O pessoal fala que gente assim não tem filtro. Irônico, nas pernas fechadas que aprendemos que é o certo ou no jeito de postar nossas fotos online... para tudo há um filtro. Mas quando Odete Roitman passa nove meses no ar fazendo e dizendo atrocidades, tudo que deixa é saudade. Menos filtro, mais verdade?

Beatriz Segall, a antiga Odete, disse em uma entrevista em 1989 que ficava chocada com a aceitação da morte da personagem como uma maneira de vingar seus desmandos— algo que de fato foge da lei. Enquanto dizia isso, puxava a saia de seu terninho até cobrir um pouco mais os joelhos, bem fechadinhos. Fina.

Somos de uma época que vilã de novela não podia ser capa de revista porque vendia menos exemplares. As atrizes eram xingadas na rua. Hoje dizer impropérios impublicáveis outrora rende afeto. A Odete de Débora Bloch faz o pessoal criar bloco de carnaval no Rio de Janeiro. A própria atriz comenta que iria, se estivesse viva. Vai ao samba e se acaba. E faz publicidade de sanduíche. Carisma.

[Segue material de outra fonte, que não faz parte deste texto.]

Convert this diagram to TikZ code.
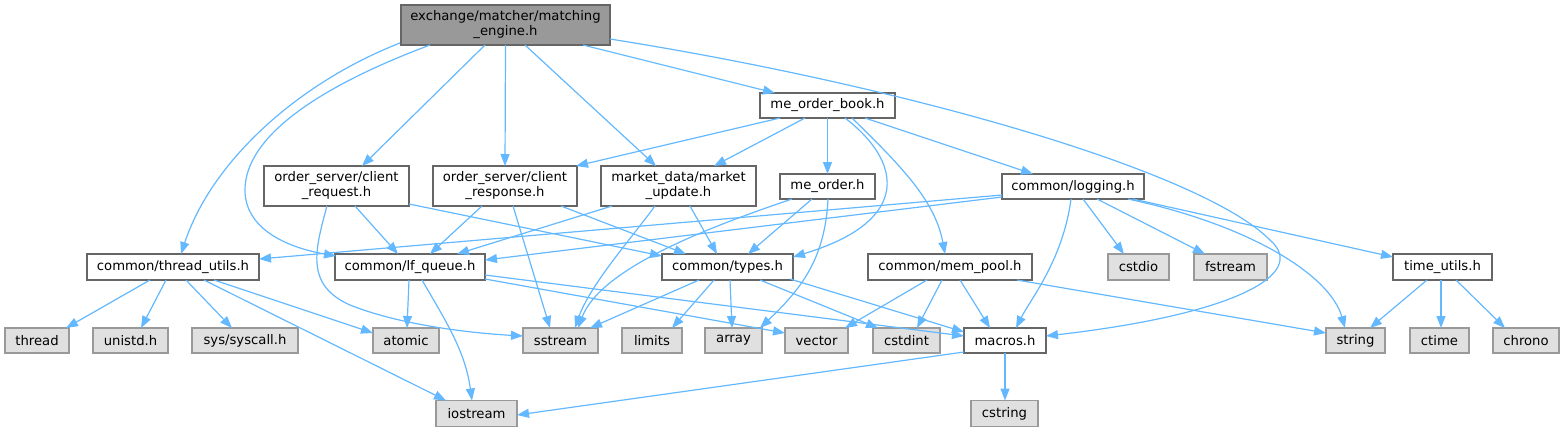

A personagem de Flavia Braz vai aterrorizando o leitor com seu jeito de ver a vida e o outro sem nenhuma compaixão. "Disseram que o personagem acompanha o autor até terminar de escrever o livro. E eu tomava um susto cada vez que entrava no meu carro e via essa diaba dessa mulher lá", ela disse em um evento na Flip. O susto vira inveja rápido. A diaba dá mulher pelo menos pode ser sincera. E a gente?

A gente anda doida para sentar de perna aberta e dizer aquilo que nos ensinaram que não era de bom tom, meu bem.